Give the listing again character for character, but drop the images.

[begin MATERIAL]

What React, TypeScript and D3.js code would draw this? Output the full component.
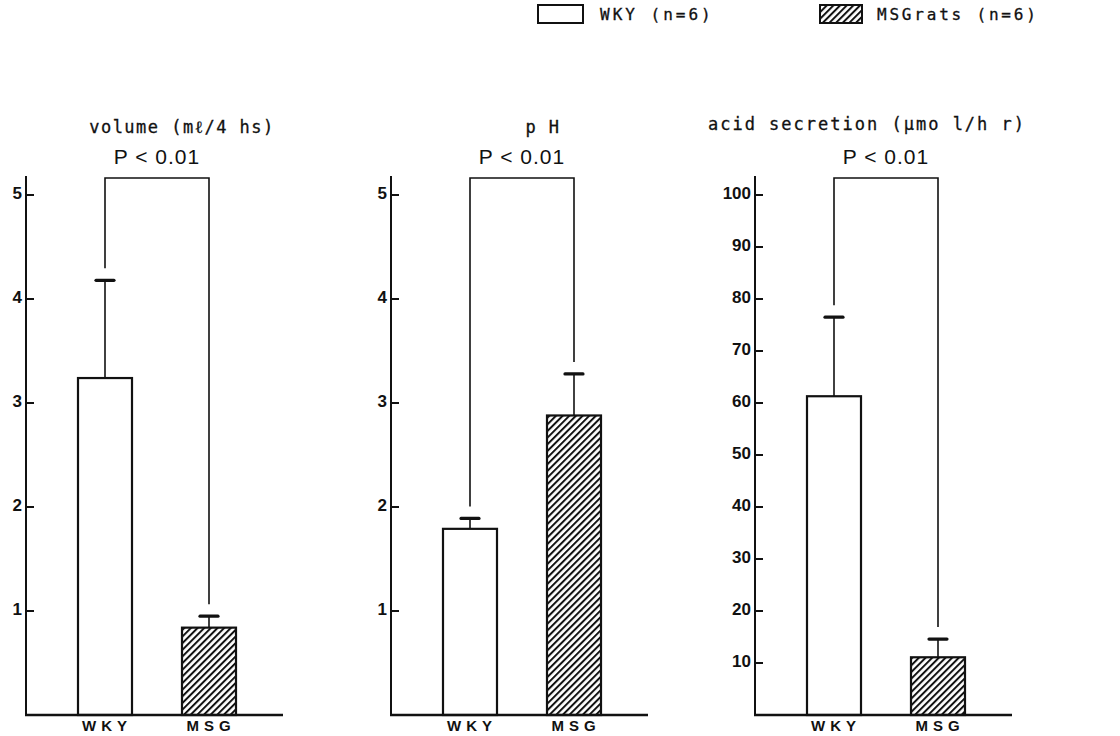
import React from "react";
import * as d3 from "d3";

const groups = ["WKY", "MSG"];
const volumeMean = [3.24, 0.84];
const volumeErr = [0.94, 0.11];
const phMean = [1.79, 2.88];
const phErr = [0.1, 0.4];
const acidMean = [61.3, 11.1];
const acidErr = [15.2, 3.5];
const volumeTicks = [1, 2, 3, 4, 5];
const phTicks = [1, 2, 3, 4, 5];
const acidTicks = [10, 20, 30, 40, 50, 60, 70, 80, 90, 100];
const titles = ["volume (mℓ/4 hs)", "p H", "acid secretion (µmo l/h r)"];
const pText = "P < 0.01";
const legendLabels = ["WKY (n=6)", "MSGrats (n=6)"];

const W = 1120;
const H = 736;
const baseY = 715;
const topY = 195;
const bracketY = 178;
const barW = 54;
const mono = "'DejaVu Sans Mono', monospace";
const sans = "'Liberation Sans', Arial, sans-serif";
const ink = "#111";

type PanelProps = {
  x0: number;
  mean: number[];
  err: number[];
  ticks: number[];
  max: number;
  title: string;
  titleX: number;
  titleY: number;
  titleSpacing: number;
};

const Panel = ({ x0, mean, err, ticks, max, title, titleX, titleY, titleSpacing }: PanelProps) => {
  const y = d3.scaleLinear().domain([0, max]).range([baseY, topY]);
  const x = d3.scalePoint<string>().domain(groups).range([x0 + 79, x0 + 183]);
  const caps = mean.map((m, i) => y(m + err[i]));
  const bx = groups.map((g) => x(g) as number);
  return (
    <g>
      <text x={x0 + titleX} y={titleY} textAnchor="middle" dominantBaseline="middle"
        fontFamily={mono} fontSize={17} letterSpacing={titleSpacing} fill={ink}
        stroke={ink} strokeWidth={0.3}>{title}</text>
      <text x={(bx[0] + bx[1]) / 2} y={158} textAnchor="middle" dominantBaseline="middle"
        fontFamily={sans} fontSize={21} letterSpacing={1} fill={ink}>{pText}</text>
      {/* significance bracket */}
      <path
        d={`M${bx[0]},${caps[0] - 12}V${bracketY}H${bx[1]}V${caps[1] - 12}`}
        fill="none" stroke={ink} strokeWidth={1.6} />
      {/* y axis */}
      <line x1={x0} x2={x0} y1={176} y2={baseY} stroke={ink} strokeWidth={2} />
      {ticks.map((t) => (
        <g key={t}>
          <line x1={x0} x2={x0 + 8} y1={y(t)} y2={y(t)} stroke={ink} strokeWidth={2} />
          <text x={x0 - 4} y={y(t)} textAnchor="end" dominantBaseline="middle"
            fontFamily={sans} fontWeight="bold" fontSize={17} fill={ink}>{t}</text>
        </g>
      ))}
      {groups.map((g, i) => (
        <g key={g}>
          <line x1={bx[i]} x2={bx[i]} y1={y(mean[i])} y2={caps[i]} stroke={ink} strokeWidth={1.6} />
          <line x1={bx[i] - 9} x2={bx[i] + 9} y1={caps[i]} y2={caps[i]} stroke={ink}
            strokeWidth={3.2} strokeLinecap="round" />
          <rect x={bx[i] - barW / 2} y={y(mean[i])} width={barW} height={baseY - y(mean[i])}
            fill={i === 0 ? "#fff" : "url(#hatch)"} stroke={ink} strokeWidth={2.2} />
          <text x={bx[i] + 2} y={727} textAnchor="middle" dominantBaseline="middle"
            fontFamily={sans} fontWeight="bold" fontSize={15} letterSpacing={5} fill={ink}>{g}</text>
        </g>
      ))}
      <line x1={x0 - 1} x2={x0 + 257} y1={baseY} y2={baseY} stroke={ink} strokeWidth={2.5} />
    </g>
  );
};

const App = () => {
  return (
    <svg width={W} height={H} style={{ position: "absolute", left: 0, top: 0, background: "#fff" }}>
      <defs>
        <pattern id="hatch" patternUnits="userSpaceOnUse" width={4.7} height={10}
          patternTransform="rotate(45)">
          <rect width={4.7} height={10} fill="#fff" />
          <line x1={1} x2={1} y1={0} y2={10} stroke={ink} strokeWidth={2} />
        </pattern>
      </defs>
      {/* legend */}
      <rect x={538} y={5} width={45} height={18} fill="#fff" stroke={ink} strokeWidth={2} />
      <text x={600} y={15} dominantBaseline="middle" fontFamily={mono} fontSize={16}
        letterSpacing={3} fill={ink} stroke={ink} strokeWidth={0.3}>{legendLabels[0]}</text>
      <rect x={820} y={5} width={42} height={18} fill="url(#hatch)" stroke={ink} strokeWidth={2} />
      <text x={877} y={15} dominantBaseline="middle" fontFamily={mono} fontSize={16}
        letterSpacing={2.8} fill={ink} stroke={ink} strokeWidth={0.3}>{legendLabels[1]}</text>

      <Panel x0={26} mean={volumeMean} err={volumeErr} ticks={volumeTicks} max={5}
        title={titles[0]} titleX={156} titleY={128} titleSpacing={1.5} />
      <Panel x0={391} mean={phMean} err={phErr} ticks={phTicks} max={5}
        title={titles[1]} titleX={152} titleY={128} titleSpacing={1.5} />
      <Panel x0={755} mean={acidMean} err={acidErr} ticks={acidTicks} max={100}
        title={titles[2]} titleX={112} titleY={125} titleSpacing={2} />
    </svg>
  );
};

export default App;
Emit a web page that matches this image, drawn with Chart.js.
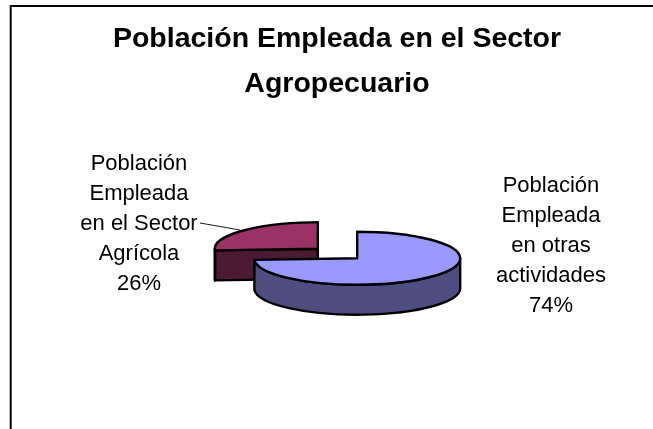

[end MATERIAL]

SOLVED EXERCISE
What React, TypeScript and D3.js code would draw this? Output the full component.
import React from "react";
import * as d3 from "d3";

const groups = ["WKY", "MSG"];
const volumeMean = [3.24, 0.84];
const volumeErr = [0.94, 0.11];
const phMean = [1.79, 2.88];
const phErr = [0.1, 0.4];
const acidMean = [61.3, 11.1];
const acidErr = [15.2, 3.5];
const volumeTicks = [1, 2, 3, 4, 5];
const phTicks = [1, 2, 3, 4, 5];
const acidTicks = [10, 20, 30, 40, 50, 60, 70, 80, 90, 100];
const titles = ["volume (mℓ/4 hs)", "p H", "acid secretion (µmo l/h r)"];
const pText = "P < 0.01";
const legendLabels = ["WKY (n=6)", "MSGrats (n=6)"];

const W = 1120;
const H = 736;
const baseY = 715;
const topY = 195;
const bracketY = 178;
const barW = 54;
const mono = "'DejaVu Sans Mono', monospace";
const sans = "'Liberation Sans', Arial, sans-serif";
const ink = "#111";

type PanelProps = {
  x0: number;
  mean: number[];
  err: number[];
  ticks: number[];
  max: number;
  title: string;
  titleX: number;
  titleY: number;
  titleSpacing: number;
};

const Panel = ({ x0, mean, err, ticks, max, title, titleX, titleY, titleSpacing }: PanelProps) => {
  const y = d3.scaleLinear().domain([0, max]).range([baseY, topY]);
  const x = d3.scalePoint<string>().domain(groups).range([x0 + 79, x0 + 183]);
  const caps = mean.map((m, i) => y(m + err[i]));
  const bx = groups.map((g) => x(g) as number);
  return (
    <g>
      <text x={x0 + titleX} y={titleY} textAnchor="middle" dominantBaseline="middle"
        fontFamily={mono} fontSize={17} letterSpacing={titleSpacing} fill={ink}
        stroke={ink} strokeWidth={0.3}>{title}</text>
      <text x={(bx[0] + bx[1]) / 2} y={158} textAnchor="middle" dominantBaseline="middle"
        fontFamily={sans} fontSize={21} letterSpacing={1} fill={ink}>{pText}</text>
      {/* significance bracket */}
      <path
        d={`M${bx[0]},${caps[0] - 12}V${bracketY}H${bx[1]}V${caps[1] - 12}`}
        fill="none" stroke={ink} strokeWidth={1.6} />
      {/* y axis */}
      <line x1={x0} x2={x0} y1={176} y2={baseY} stroke={ink} strokeWidth={2} />
      {ticks.map((t) => (
        <g key={t}>
          <line x1={x0} x2={x0 + 8} y1={y(t)} y2={y(t)} stroke={ink} strokeWidth={2} />
          <text x={x0 - 4} y={y(t)} textAnchor="end" dominantBaseline="middle"
            fontFamily={sans} fontWeight="bold" fontSize={17} fill={ink}>{t}</text>
        </g>
      ))}
      {groups.map((g, i) => (
        <g key={g}>
          <line x1={bx[i]} x2={bx[i]} y1={y(mean[i])} y2={caps[i]} stroke={ink} strokeWidth={1.6} />
          <line x1={bx[i] - 9} x2={bx[i] + 9} y1={caps[i]} y2={caps[i]} stroke={ink}
            strokeWidth={3.2} strokeLinecap="round" />
          <rect x={bx[i] - barW / 2} y={y(mean[i])} width={barW} height={baseY - y(mean[i])}
            fill={i === 0 ? "#fff" : "url(#hatch)"} stroke={ink} strokeWidth={2.2} />
          <text x={bx[i] + 2} y={727} textAnchor="middle" dominantBaseline="middle"
            fontFamily={sans} fontWeight="bold" fontSize={15} letterSpacing={5} fill={ink}>{g}</text>
        </g>
      ))}
      <line x1={x0 - 1} x2={x0 + 257} y1={baseY} y2={baseY} stroke={ink} strokeWidth={2.5} />
    </g>
  );
};

const App = () => {
  return (
    <svg width={W} height={H} style={{ position: "absolute", left: 0, top: 0, background: "#fff" }}>
      <defs>
        <pattern id="hatch" patternUnits="userSpaceOnUse" width={4.7} height={10}
          patternTransform="rotate(45)">
          <rect width={4.7} height={10} fill="#fff" />
          <line x1={1} x2={1} y1={0} y2={10} stroke={ink} strokeWidth={2} />
        </pattern>
      </defs>
      {/* legend */}
      <rect x={538} y={5} width={45} height={18} fill="#fff" stroke={ink} strokeWidth={2} />
      <text x={600} y={15} dominantBaseline="middle" fontFamily={mono} fontSize={16}
        letterSpacing={3} fill={ink} stroke={ink} strokeWidth={0.3}>{legendLabels[0]}</text>
      <rect x={820} y={5} width={42} height={18} fill="url(#hatch)" stroke={ink} strokeWidth={2} />
      <text x={877} y={15} dominantBaseline="middle" fontFamily={mono} fontSize={16}
        letterSpacing={2.8} fill={ink} stroke={ink} strokeWidth={0.3}>{legendLabels[1]}</text>

      <Panel x0={26} mean={volumeMean} err={volumeErr} ticks={volumeTicks} max={5}
        title={titles[0]} titleX={156} titleY={128} titleSpacing={1.5} />
      <Panel x0={391} mean={phMean} err={phErr} ticks={phTicks} max={5}
        title={titles[1]} titleX={152} titleY={128} titleSpacing={1.5} />
      <Panel x0={755} mean={acidMean} err={acidErr} ticks={acidTicks} max={100}
        title={titles[2]} titleX={112} titleY={125} titleSpacing={2} />
    </svg>
  );
};

export default App;
Emit a web page that matches this image, drawn with Chart.js.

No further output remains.